Plant lovers and those curious to see what this fascinating dinosaur tree looks like can see them in Sydney’s three Botanic Gardens and Centennial Parklands, and the Royal Botanic Gardens in Melbourne. Interestingly, however, some of the healthiest examples of Wollemi pines are found in the Royal Botanic Gardens, Kew, just outside London, where the weather is cooler and moister than the Australian bushland.
“I think that very much reflects the Wollemi pine’s origin being in a cool, temperate area with a lot of moisture and low sunlight, because England has less sunlight,” Offord said. “The sunlight is very intense in Australia – it’s a bit of a fish out of water here.”
It’s a dinosaur plant that still exists
With cultivated Wollemi pines now growing successfully around the world, the Royal Botanic Garden Sydney has introduced a citizen science project called “I Spy a Wollemi Pine”, inviting members of the public to complete a survey whenever they come across one of the prehistoric trees.
“That’s been a really important tenet in the whole programme, to make people feel like they are stewards of this species and that they can make a difference,” Offord explained. “They can learn about it – it’s part of the mythology now of the Wollemi pine.

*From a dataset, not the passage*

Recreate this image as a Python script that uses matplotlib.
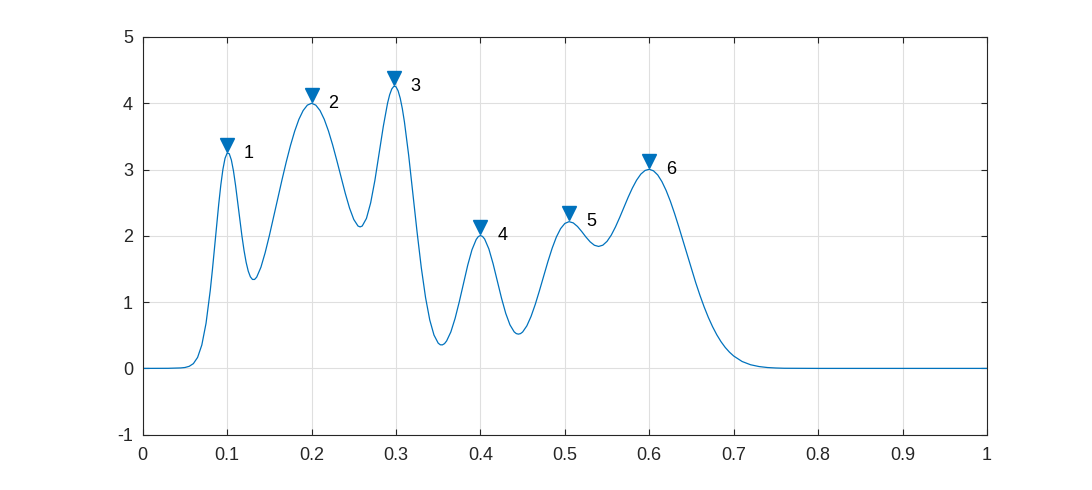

It’s a dinosaur plant that still exists, that you can touch and feel and grow it; and meanwhile, you can still contribute to its conservation.”
For the time being, however, the wild population of Wollemi pines in the national park remains strictly off limits, with the public encouraged to keep their distance.
“If people want to experience the Wollemi pine, go to the Botanic Gardens, have a look at them there and recognise them and value them for their uniqueness,” Menke said. “The Wollemi pine is really special. Our best protection is to stay away from them in the wild as much as possible.”